Dogs that are classified as moderate dysplastic will also benefit from weight reduction and exercise management, however they may need physical therapy or alternative therapies to manage the pain and other symptoms. There are also anti-inflammatory medications that can help manage pain. Some medications are oral and others are injected into the hip region on a regular basis by a licensed veterinary professional. Physical therapy can range from $100 to over $1,000 depending on the number of sessions needed and the type of treatment required.
In cases of severe hip dysplasia your dog may need surgical treatment. Sometime corrective surgery is enough to reduce the pain and discomfort. In these situations a surgeon will shave the cartilage and bone matter to provide a more functional ball and socket formation in the hip. In other cases a full hip replacement surgery may be needed. Depending on your dog’s size and where you live, the average cost for hip replacement surgery is between $4,000 to $6,000 per hip.

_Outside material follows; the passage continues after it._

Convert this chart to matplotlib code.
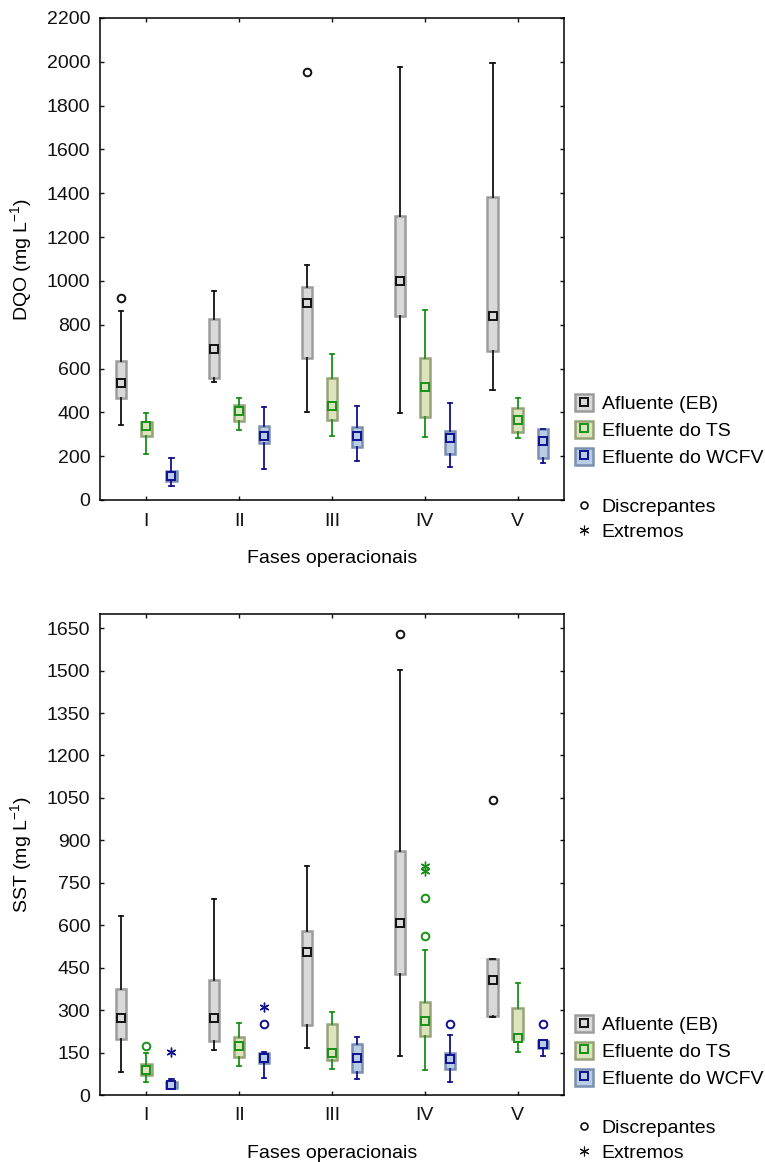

Cost to Treat: $4,000 to $6,000 per hip
Dog Hip Dysplasia Incidence Rates by Breed
The Orthopedic Foundation for Animals was founded to promote the health and welfare of companion animals through a reduction in the incidence of genetic disease. Here is a list of the top 10 most affected dog breeds.
- English Bulldog
- Olde English Bulldogge
- Dogue de Bordeaux
- Neapolitan Mastiff
- Brussels Griffon
- St. Bernard
- Clumber Spaniel
- Black Russian Terrier
Source: OFA Database
The OFA is guided by the following four specific objectives; to collate and disseminate information concerning orthopedic and genetic diseases of animals, to advise, encourage and establish control programs to lower the incidence of orthopedic and genetic diseases, to encourage and finance research in orthopedic and genetic disease in animals, to receive funds and make grants to carry out these objectives.